** Start Information provided **
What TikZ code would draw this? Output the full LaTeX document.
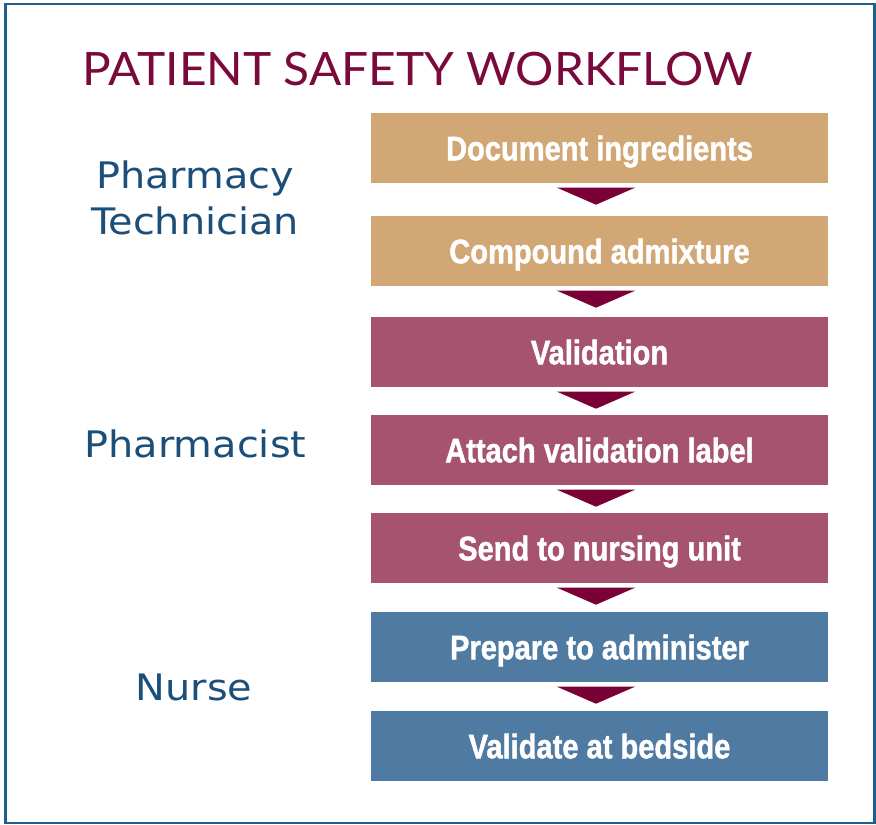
\documentclass[tikz,border=0pt]{standalone}
\usepackage{fontspec}
\usetikzlibrary{calc}
\setmainfont{Liberation Sans}
\newfontfamily\titlefont{Lato}
\newfontfamily\labelfont{DejaVu Sans}
\newfontfamily\boxfont[FakeBold=1.5]{Liberation Sans Bold}
\definecolor{frameblue}{HTML}{1F5F8B}
\definecolor{tan}{HTML}{D2A776}
\definecolor{maroonbox}{HTML}{A5536E}
\definecolor{bluebox}{HTML}{4F7BA3}
\definecolor{arrowred}{HTML}{7A0038}
\definecolor{titlered}{HTML}{7B0A3C}
\definecolor{labelblue}{HTML}{1B4F7A}
\newcommand{\boxtext}[1]{\scalebox{0.855}[1]{#1}}
\newcommand{\roletext}[1]{\scalebox{1.09}[1]{#1}}
\begin{document}
\begin{tikzpicture}[x=1pt,y=-1pt,
  stepbox/.style={draw=none,minimum width=457pt,minimum height=70pt,inner sep=0pt,
    text height=24.5pt,text depth=0pt,
    text=white,font=\boxfont\fontsize{34}{40}\selectfont},
  rolelabel/.style={text=labelblue,font=\labelfont\fontsize{36.5}{46}\selectfont,inner sep=0pt,anchor=base},
  tri/.style={fill=arrowred,draw=none}]
\useasboundingbox (0,0) rectangle (876,825);
\fill[white] (0,0) rectangle (876,825);
\draw[frameblue,line width=2.5pt] (5.5,4) rectangle (874.5,823);
\node[text=titlered,font=\titlefont\fontsize{46}{50}\selectfont,anchor=base,inner sep=0pt] (title) at (417.5,85) {\scalebox{1.04}[1]{PATIENT SAFETY WORKFLOW}};
\node[stepbox,fill=tan] (b1) at (599.5,148) {\boxtext{Document ingredients}};
\node[stepbox,fill=tan] (b2) at (599.5,251) {\boxtext{Compound admixture}};
\node[stepbox,fill=maroonbox] (b3) at (599.5,352) {\boxtext{Validation}};
\node[stepbox,fill=maroonbox] (b4) at (599.5,450) {\boxtext{Attach validation label}};
\node[stepbox,fill=maroonbox] (b5) at (599.5,548) {\boxtext{Send to nursing unit}};
\node[stepbox,fill=bluebox] (b6) at (599.5,647) {\boxtext{Prepare to administer}};
\node[stepbox,fill=bluebox] (b7) at (599.5,746) {\boxtext{Validate at bedside}};
\foreach \a/\b in {b1/b2,b2/b3,b3/b4,b4/b5,b5/b6,b6/b7}{
  \path (\a.south) ++(-3.5,4.5) coordinate (t\a);
  \fill[tri] ($(t\a)+(-39,0)$) -- ($(t\a)+(39,0)$) -- ($(t\a)+(0,17)$) -- cycle;
}
\node[rolelabel] (l1) at (195,188) {\roletext{Pharmacy}};
\node[rolelabel] (l1b) at (195,234) {\roletext{Technician}};
\node[rolelabel] (l2) at (195.5,457) {\roletext{Pharmacist}};
\node[rolelabel] (l3) at (194,700) {\roletext{Nurse}};
\end{tikzpicture}
\end{document}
** End Information provided **
Goal —
Retype the data above exactly; pictures are not part of the copy.

Response for this exercise —
What TikZ code would draw this? Output the full LaTeX document.
\documentclass[tikz,border=0pt]{standalone}
\usepackage{fontspec}
\usetikzlibrary{calc}
\setmainfont{Liberation Sans}
\newfontfamily\titlefont{Lato}
\newfontfamily\labelfont{DejaVu Sans}
\newfontfamily\boxfont[FakeBold=1.5]{Liberation Sans Bold}
\definecolor{frameblue}{HTML}{1F5F8B}
\definecolor{tan}{HTML}{D2A776}
\definecolor{maroonbox}{HTML}{A5536E}
\definecolor{bluebox}{HTML}{4F7BA3}
\definecolor{arrowred}{HTML}{7A0038}
\definecolor{titlered}{HTML}{7B0A3C}
\definecolor{labelblue}{HTML}{1B4F7A}
\newcommand{\boxtext}[1]{\scalebox{0.855}[1]{#1}}
\newcommand{\roletext}[1]{\scalebox{1.09}[1]{#1}}
\begin{document}
\begin{tikzpicture}[x=1pt,y=-1pt,
  stepbox/.style={draw=none,minimum width=457pt,minimum height=70pt,inner sep=0pt,
    text height=24.5pt,text depth=0pt,
    text=white,font=\boxfont\fontsize{34}{40}\selectfont},
  rolelabel/.style={text=labelblue,font=\labelfont\fontsize{36.5}{46}\selectfont,inner sep=0pt,anchor=base},
  tri/.style={fill=arrowred,draw=none}]
\useasboundingbox (0,0) rectangle (876,825);
\fill[white] (0,0) rectangle (876,825);
\draw[frameblue,line width=2.5pt] (5.5,4) rectangle (874.5,823);
\node[text=titlered,font=\titlefont\fontsize{46}{50}\selectfont,anchor=base,inner sep=0pt] (title) at (417.5,85) {\scalebox{1.04}[1]{PATIENT SAFETY WORKFLOW}};
\node[stepbox,fill=tan] (b1) at (599.5,148) {\boxtext{Document ingredients}};
\node[stepbox,fill=tan] (b2) at (599.5,251) {\boxtext{Compound admixture}};
\node[stepbox,fill=maroonbox] (b3) at (599.5,352) {\boxtext{Validation}};
\node[stepbox,fill=maroonbox] (b4) at (599.5,450) {\boxtext{Attach validation label}};
\node[stepbox,fill=maroonbox] (b5) at (599.5,548) {\boxtext{Send to nursing unit}};
\node[stepbox,fill=bluebox] (b6) at (599.5,647) {\boxtext{Prepare to administer}};
\node[stepbox,fill=bluebox] (b7) at (599.5,746) {\boxtext{Validate at bedside}};
\foreach \a/\b in {b1/b2,b2/b3,b3/b4,b4/b5,b5/b6,b6/b7}{
  \path (\a.south) ++(-3.5,4.5) coordinate (t\a);
  \fill[tri] ($(t\a)+(-39,0)$) -- ($(t\a)+(39,0)$) -- ($(t\a)+(0,17)$) -- cycle;
}
\node[rolelabel] (l1) at (195,188) {\roletext{Pharmacy}};
\node[rolelabel] (l1b) at (195,234) {\roletext{Technician}};
\node[rolelabel] (l2) at (195.5,457) {\roletext{Pharmacist}};
\node[rolelabel] (l3) at (194,700) {\roletext{Nurse}};
\end{tikzpicture}
\end{document}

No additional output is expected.